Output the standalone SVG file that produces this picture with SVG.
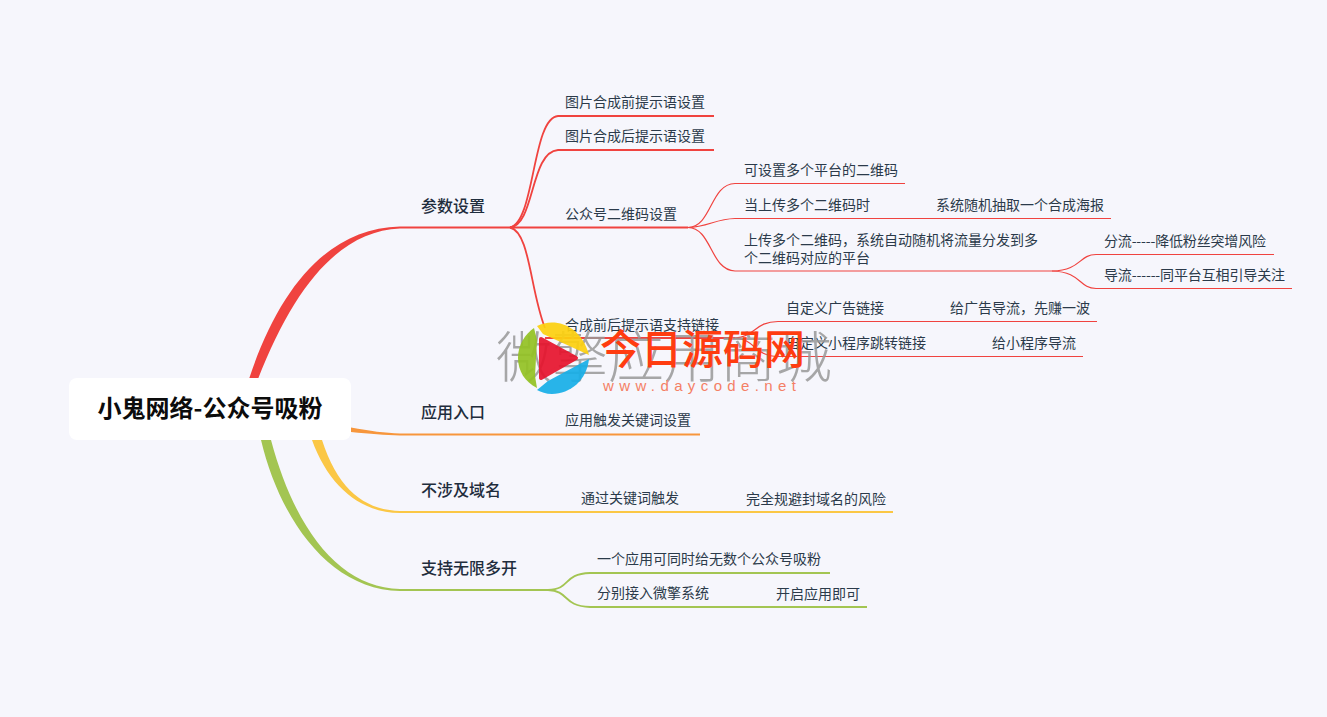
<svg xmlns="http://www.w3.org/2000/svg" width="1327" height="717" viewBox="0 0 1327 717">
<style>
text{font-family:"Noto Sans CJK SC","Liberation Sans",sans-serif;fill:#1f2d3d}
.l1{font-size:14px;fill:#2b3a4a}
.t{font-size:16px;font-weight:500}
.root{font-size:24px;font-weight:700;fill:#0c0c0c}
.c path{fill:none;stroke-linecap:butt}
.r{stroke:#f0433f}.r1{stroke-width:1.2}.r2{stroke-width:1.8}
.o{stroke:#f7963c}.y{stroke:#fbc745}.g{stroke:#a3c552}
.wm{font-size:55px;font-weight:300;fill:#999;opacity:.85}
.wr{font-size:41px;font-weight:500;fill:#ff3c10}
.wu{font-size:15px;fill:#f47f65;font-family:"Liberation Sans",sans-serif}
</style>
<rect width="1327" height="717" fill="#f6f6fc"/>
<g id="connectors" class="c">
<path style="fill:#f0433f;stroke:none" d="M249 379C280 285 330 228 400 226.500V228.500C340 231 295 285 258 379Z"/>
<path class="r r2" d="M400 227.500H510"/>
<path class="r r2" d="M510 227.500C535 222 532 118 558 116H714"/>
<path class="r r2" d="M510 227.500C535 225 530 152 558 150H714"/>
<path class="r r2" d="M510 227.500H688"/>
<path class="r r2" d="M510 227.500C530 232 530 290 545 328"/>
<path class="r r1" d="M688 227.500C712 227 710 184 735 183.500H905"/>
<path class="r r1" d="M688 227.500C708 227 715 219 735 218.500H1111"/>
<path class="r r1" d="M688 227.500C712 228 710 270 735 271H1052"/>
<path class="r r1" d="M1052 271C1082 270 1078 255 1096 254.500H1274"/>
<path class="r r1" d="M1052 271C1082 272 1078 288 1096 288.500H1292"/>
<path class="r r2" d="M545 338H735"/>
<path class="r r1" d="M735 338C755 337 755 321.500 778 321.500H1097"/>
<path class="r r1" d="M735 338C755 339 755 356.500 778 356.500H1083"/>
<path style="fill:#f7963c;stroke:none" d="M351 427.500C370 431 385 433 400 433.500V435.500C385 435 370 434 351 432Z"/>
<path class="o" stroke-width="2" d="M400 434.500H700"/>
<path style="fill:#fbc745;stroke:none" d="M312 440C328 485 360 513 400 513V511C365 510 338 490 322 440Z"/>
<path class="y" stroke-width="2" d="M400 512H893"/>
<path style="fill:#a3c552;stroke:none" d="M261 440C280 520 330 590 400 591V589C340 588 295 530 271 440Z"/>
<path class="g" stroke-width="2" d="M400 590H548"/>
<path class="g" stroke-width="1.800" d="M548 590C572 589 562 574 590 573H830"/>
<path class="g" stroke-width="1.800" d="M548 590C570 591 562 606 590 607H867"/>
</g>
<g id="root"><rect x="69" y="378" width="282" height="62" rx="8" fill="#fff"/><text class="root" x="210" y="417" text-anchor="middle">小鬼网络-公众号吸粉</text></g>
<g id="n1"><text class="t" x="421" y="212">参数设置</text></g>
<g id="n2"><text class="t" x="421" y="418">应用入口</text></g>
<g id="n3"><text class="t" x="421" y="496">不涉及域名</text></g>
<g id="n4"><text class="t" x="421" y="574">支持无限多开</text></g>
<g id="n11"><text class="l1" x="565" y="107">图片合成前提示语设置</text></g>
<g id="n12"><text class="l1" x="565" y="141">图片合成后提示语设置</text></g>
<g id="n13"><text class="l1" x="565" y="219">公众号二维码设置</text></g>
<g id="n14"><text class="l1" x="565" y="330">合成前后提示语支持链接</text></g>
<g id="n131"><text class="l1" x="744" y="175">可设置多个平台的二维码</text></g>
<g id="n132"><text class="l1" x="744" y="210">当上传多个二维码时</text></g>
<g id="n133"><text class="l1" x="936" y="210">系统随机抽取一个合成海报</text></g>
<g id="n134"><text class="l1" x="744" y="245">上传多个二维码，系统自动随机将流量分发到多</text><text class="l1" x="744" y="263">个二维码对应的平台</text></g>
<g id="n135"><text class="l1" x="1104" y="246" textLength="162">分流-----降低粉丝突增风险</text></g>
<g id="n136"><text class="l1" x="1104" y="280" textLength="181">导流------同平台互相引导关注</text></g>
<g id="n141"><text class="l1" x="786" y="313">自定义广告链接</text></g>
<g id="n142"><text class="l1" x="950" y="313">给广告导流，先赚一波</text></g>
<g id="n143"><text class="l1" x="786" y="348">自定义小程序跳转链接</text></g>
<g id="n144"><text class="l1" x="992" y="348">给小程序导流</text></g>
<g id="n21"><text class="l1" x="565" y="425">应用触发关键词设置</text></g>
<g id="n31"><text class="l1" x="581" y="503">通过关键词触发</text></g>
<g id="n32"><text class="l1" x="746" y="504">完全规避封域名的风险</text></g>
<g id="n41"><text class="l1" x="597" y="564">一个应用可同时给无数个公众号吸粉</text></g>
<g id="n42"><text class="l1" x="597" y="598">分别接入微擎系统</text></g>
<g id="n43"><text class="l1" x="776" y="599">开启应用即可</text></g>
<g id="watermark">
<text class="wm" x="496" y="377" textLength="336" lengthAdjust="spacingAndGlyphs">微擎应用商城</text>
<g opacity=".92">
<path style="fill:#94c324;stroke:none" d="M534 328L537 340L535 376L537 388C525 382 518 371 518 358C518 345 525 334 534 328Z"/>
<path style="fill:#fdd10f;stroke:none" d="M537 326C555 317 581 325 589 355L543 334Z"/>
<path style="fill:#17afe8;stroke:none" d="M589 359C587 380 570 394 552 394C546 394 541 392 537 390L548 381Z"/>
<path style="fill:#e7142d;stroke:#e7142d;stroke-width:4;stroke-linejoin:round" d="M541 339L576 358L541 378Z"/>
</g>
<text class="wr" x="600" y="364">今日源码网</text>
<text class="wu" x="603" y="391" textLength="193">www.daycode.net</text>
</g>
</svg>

● ● ● ● ● ● ●

**SET TASK**
Repeat the data above exactly, but not the pictures.

**FINISHED EXERCISE**
Output the standalone SVG file that produces this picture with SVG.
<svg xmlns="http://www.w3.org/2000/svg" width="1327" height="717" viewBox="0 0 1327 717">
<style>
text{font-family:"Noto Sans CJK SC","Liberation Sans",sans-serif;fill:#1f2d3d}
.l1{font-size:14px;fill:#2b3a4a}
.t{font-size:16px;font-weight:500}
.root{font-size:24px;font-weight:700;fill:#0c0c0c}
.c path{fill:none;stroke-linecap:butt}
.r{stroke:#f0433f}.r1{stroke-width:1.2}.r2{stroke-width:1.8}
.o{stroke:#f7963c}.y{stroke:#fbc745}.g{stroke:#a3c552}
.wm{font-size:55px;font-weight:300;fill:#999;opacity:.85}
.wr{font-size:41px;font-weight:500;fill:#ff3c10}
.wu{font-size:15px;fill:#f47f65;font-family:"Liberation Sans",sans-serif}
</style>
<rect width="1327" height="717" fill="#f6f6fc"/>
<g id="connectors" class="c">
<path style="fill:#f0433f;stroke:none" d="M249 379C280 285 330 228 400 226.500V228.500C340 231 295 285 258 379Z"/>
<path class="r r2" d="M400 227.500H510"/>
<path class="r r2" d="M510 227.500C535 222 532 118 558 116H714"/>
<path class="r r2" d="M510 227.500C535 225 530 152 558 150H714"/>
<path class="r r2" d="M510 227.500H688"/>
<path class="r r2" d="M510 227.500C530 232 530 290 545 328"/>
<path class="r r1" d="M688 227.500C712 227 710 184 735 183.500H905"/>
<path class="r r1" d="M688 227.500C708 227 715 219 735 218.500H1111"/>
<path class="r r1" d="M688 227.500C712 228 710 270 735 271H1052"/>
<path class="r r1" d="M1052 271C1082 270 1078 255 1096 254.500H1274"/>
<path class="r r1" d="M1052 271C1082 272 1078 288 1096 288.500H1292"/>
<path class="r r2" d="M545 338H735"/>
<path class="r r1" d="M735 338C755 337 755 321.500 778 321.500H1097"/>
<path class="r r1" d="M735 338C755 339 755 356.500 778 356.500H1083"/>
<path style="fill:#f7963c;stroke:none" d="M351 427.500C370 431 385 433 400 433.500V435.500C385 435 370 434 351 432Z"/>
<path class="o" stroke-width="2" d="M400 434.500H700"/>
<path style="fill:#fbc745;stroke:none" d="M312 440C328 485 360 513 400 513V511C365 510 338 490 322 440Z"/>
<path class="y" stroke-width="2" d="M400 512H893"/>
<path style="fill:#a3c552;stroke:none" d="M261 440C280 520 330 590 400 591V589C340 588 295 530 271 440Z"/>
<path class="g" stroke-width="2" d="M400 590H548"/>
<path class="g" stroke-width="1.800" d="M548 590C572 589 562 574 590 573H830"/>
<path class="g" stroke-width="1.800" d="M548 590C570 591 562 606 590 607H867"/>
</g>
<g id="root"><rect x="69" y="378" width="282" height="62" rx="8" fill="#fff"/><text class="root" x="210" y="417" text-anchor="middle">小鬼网络-公众号吸粉</text></g>
<g id="n1"><text class="t" x="421" y="212">参数设置</text></g>
<g id="n2"><text class="t" x="421" y="418">应用入口</text></g>
<g id="n3"><text class="t" x="421" y="496">不涉及域名</text></g>
<g id="n4"><text class="t" x="421" y="574">支持无限多开</text></g>
<g id="n11"><text class="l1" x="565" y="107">图片合成前提示语设置</text></g>
<g id="n12"><text class="l1" x="565" y="141">图片合成后提示语设置</text></g>
<g id="n13"><text class="l1" x="565" y="219">公众号二维码设置</text></g>
<g id="n14"><text class="l1" x="565" y="330">合成前后提示语支持链接</text></g>
<g id="n131"><text class="l1" x="744" y="175">可设置多个平台的二维码</text></g>
<g id="n132"><text class="l1" x="744" y="210">当上传多个二维码时</text></g>
<g id="n133"><text class="l1" x="936" y="210">系统随机抽取一个合成海报</text></g>
<g id="n134"><text class="l1" x="744" y="245">上传多个二维码，系统自动随机将流量分发到多</text><text class="l1" x="744" y="263">个二维码对应的平台</text></g>
<g id="n135"><text class="l1" x="1104" y="246" textLength="162">分流-----降低粉丝突增风险</text></g>
<g id="n136"><text class="l1" x="1104" y="280" textLength="181">导流------同平台互相引导关注</text></g>
<g id="n141"><text class="l1" x="786" y="313">自定义广告链接</text></g>
<g id="n142"><text class="l1" x="950" y="313">给广告导流，先赚一波</text></g>
<g id="n143"><text class="l1" x="786" y="348">自定义小程序跳转链接</text></g>
<g id="n144"><text class="l1" x="992" y="348">给小程序导流</text></g>
<g id="n21"><text class="l1" x="565" y="425">应用触发关键词设置</text></g>
<g id="n31"><text class="l1" x="581" y="503">通过关键词触发</text></g>
<g id="n32"><text class="l1" x="746" y="504">完全规避封域名的风险</text></g>
<g id="n41"><text class="l1" x="597" y="564">一个应用可同时给无数个公众号吸粉</text></g>
<g id="n42"><text class="l1" x="597" y="598">分别接入微擎系统</text></g>
<g id="n43"><text class="l1" x="776" y="599">开启应用即可</text></g>
<g id="watermark">
<text class="wm" x="496" y="377" textLength="336" lengthAdjust="spacingAndGlyphs">微擎应用商城</text>
<g opacity=".92">
<path style="fill:#94c324;stroke:none" d="M534 328L537 340L535 376L537 388C525 382 518 371 518 358C518 345 525 334 534 328Z"/>
<path style="fill:#fdd10f;stroke:none" d="M537 326C555 317 581 325 589 355L543 334Z"/>
<path style="fill:#17afe8;stroke:none" d="M589 359C587 380 570 394 552 394C546 394 541 392 537 390L548 381Z"/>
<path style="fill:#e7142d;stroke:#e7142d;stroke-width:4;stroke-linejoin:round" d="M541 339L576 358L541 378Z"/>
</g>
<text class="wr" x="600" y="364">今日源码网</text>
<text class="wu" x="603" y="391" textLength="193">www.daycode.net</text>
</g>
</svg>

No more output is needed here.